Sunday, May 16, 2021

African Folktales at Internet Archive: Beautiful Blackbird

Yesterday, I wrote about Lisa Grainger's Stories Gogo Told Me, a collection of 44 folktales from southern Africa. Today, I'm writing about a book by one of my favorite children's authors and illustrators, Ashley Bryan: Beautiful Blackbird, copyright 2003. The book is available for borrowing at Internet Archive: books to borrow (there are two copies, so if one is checked out, you can borrow the other one). This is a children's book which contains just one story:


The beautiful illustrations are done with colored paper collages, and Bryan explains at the end that he is using the scissors his mother used to use for sewing to create the paper collages in the book.

Here's the story as Bryan tells it (summarized): The birds were all kinds of colors, but not black. Only Blackbird had black markings; he was all black. Ringdove summoned all the birds to see who was most beautiful. They admired themselves in the water. Then they decided Blackbird was most beautiful, and they danced in his honor. Ringdove wanted to be black too. Blackbird said they were different birds, not the same, but he offered to paint a black ring around Ringdove's neck to go with Ringdove's name. Other birds wanted black markings too, so Blackbird made spots, stripes, and lines on the different birds. Then all the birds rejoiced because they were all even more beautiful than before. 

Here are the birds admiring themselves before the transformation:


And here are the birds after Blackbird does his work:


Bryan explains that the story comes from Zambia, as reported in The Ila-speaking Peoples of Northern Rhodesia by Smith and Dale, published in 1920; you can read the story online at the Internet Archive here: How the Ringdove came by its ring. In that story, the Blackbird (Mintengwe) actually curses the other birds when they ask him to share his color. Blackbird puts the ring on the ring dove, the spots on the Guinea-Fowl, etc. as in Bryan's story, but he curses them at the same time. For example, he gives Guinea-Fowl spots like a leopard and says the leopard will eat Guinea-Fowl. Here's how he curses Ringdove: "You shall always eat the grain belonging to men, so that you may die." The end result: "as for the rest of the birds, they are in trouble; they are killed, they are ensnared, they are persecuted. Some are caught in traps. And all because they were cursed by Blackbird."

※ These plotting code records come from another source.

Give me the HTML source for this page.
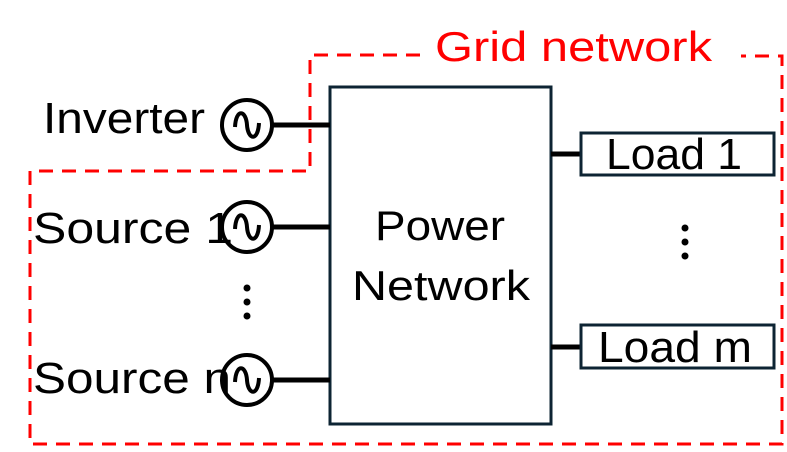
<!DOCTYPE html>
<html><head><style>body{margin:0;background:#fff}</style></head><body>
<svg width="787" height="447" xmlns="http://www.w3.org/2000/svg" font-family="Liberation Sans, sans-serif">
<path d="M420,55 H310 V171 H30 V444 H782 V56 H741" fill="none" stroke="#f00" stroke-width="3" stroke-dasharray="14,9"/>
<text x="435" y="61" font-size="42" fill="#f00" textLength="277" lengthAdjust="spacingAndGlyphs">Grid network</text>
<rect x="330" y="87" width="221" height="337" fill="#fff" stroke="#0d2433" stroke-width="3"/>
<text x="375" y="240" font-size="42" textLength="130" lengthAdjust="spacingAndGlyphs">Power</text>
<text x="352" y="300" font-size="42" textLength="178" lengthAdjust="spacingAndGlyphs">Network</text>
<g stroke="#000" stroke-width="5">
<line x1="273" y1="125" x2="330" y2="125"/><line x1="273" y1="227" x2="330" y2="227"/><line x1="273" y1="380" x2="330" y2="380"/>
<line x1="551" y1="154" x2="580" y2="154"/><line x1="551" y1="347" x2="580" y2="347"/>
</g>
<g fill="none" stroke="#000" stroke-width="4">
<circle cx="247" cy="125" r="25"/><circle cx="247" cy="227" r="25"/><circle cx="247" cy="380" r="25"/>
<path d="M235,127 C236,108 246,110 247,125 C248,140 258,142 259,123"/>
<path d="M235,229 C236,210 246,212 247,227 C248,242 258,244 259,225"/>
<path d="M235,382 C236,363 246,365 247,380 C248,395 258,397 259,378"/>
</g>
<rect x="581" y="133" width="193" height="42" fill="#fff" stroke="#0d2433" stroke-width="3"/>
<rect x="581" y="325" width="193" height="43" fill="#fff" stroke="#0d2433" stroke-width="3"/>
<g font-size="44">
<text x="606" y="169" textLength="136" lengthAdjust="spacingAndGlyphs">Load 1</text>
<text x="598" y="362" textLength="154" lengthAdjust="spacingAndGlyphs">Load m</text>
<text x="43" y="133" textLength="162" lengthAdjust="spacingAndGlyphs">Inverter</text>
<text x="33" y="243" textLength="200" lengthAdjust="spacingAndGlyphs">Source 1</text>
<text x="33" y="393" textLength="198" lengthAdjust="spacingAndGlyphs">Source n</text>
</g>
<g fill="#000"><circle cx="685" cy="228" r="3.5"/><circle cx="685" cy="242" r="3.5"/><circle cx="685" cy="256" r="3.5"/>
<circle cx="247" cy="288" r="3.5"/><circle cx="247" cy="302" r="3.5"/><circle cx="247" cy="316" r="3.5"/></g>
</svg>
</body></html>
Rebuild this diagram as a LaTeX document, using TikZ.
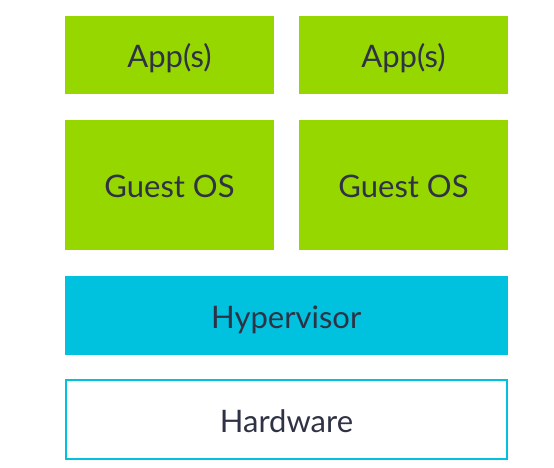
\documentclass[tikz,border=0pt]{standalone}
\usepackage{fontspec}
\setmainfont{Lato}
\usepackage{xcolor}
\definecolor{layergreen}{RGB}{151,215,0}
\definecolor{layercyan}{RGB}{0,193,222}
\definecolor{layertext}{RGB}{46,50,68}

\begin{document}
\begin{tikzpicture}[x=1pt,y=-1pt]
            \tikzset{
            vm box/.style={fill=layergreen,draw=none,minimum width=209pt,inner sep=0,text height=25pt,text depth=0pt,text=layertext,font=\fontsize{31}{36}\selectfont},
            host box/.style={minimum width=443pt,minimum height=79pt,inner sep=0,text height=25pt,text depth=0pt,text=layertext,font=\fontsize{31}{36}\selectfont}
            }
            \useasboundingbox (0,0) rectangle (554,468);
            \node[vm box,minimum height=78.5pt] (app1) at (169.5, 55.25) {App(s)};
            \node[vm box,minimum height=78.5pt] (app2) at (403.5, 55.25) {App(s)};
            \node[vm box,minimum height=130pt] (os1) at (169.5, 185) {Guest OS};
            \node[vm box,minimum height=130pt] (os2) at (403.5, 185) {Guest OS};
            \node[host box,fill=layercyan] (hyp) at (286.25, 315.5) {Hypervisor};
            \node[host box,draw=layercyan,line width=2pt,minimum width=441pt] (hw) at (286.5, 419.5) {Hardware};
        \end{tikzpicture}
\end{document}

I really like Bryan's feel-good take on the story, and it obviously makes a far better children's story this way... but it's also good to be able to look at Bryan's source in order to see how he took the story in his own direction, with his own characteristic verbal art and illustrations too. You can find out more about Ashley Bryan and his remarkable career at the Ashley Bryan Center website.

There are more of Bryan's books at Internet Archive, and I'll feature some of those in later blog posts.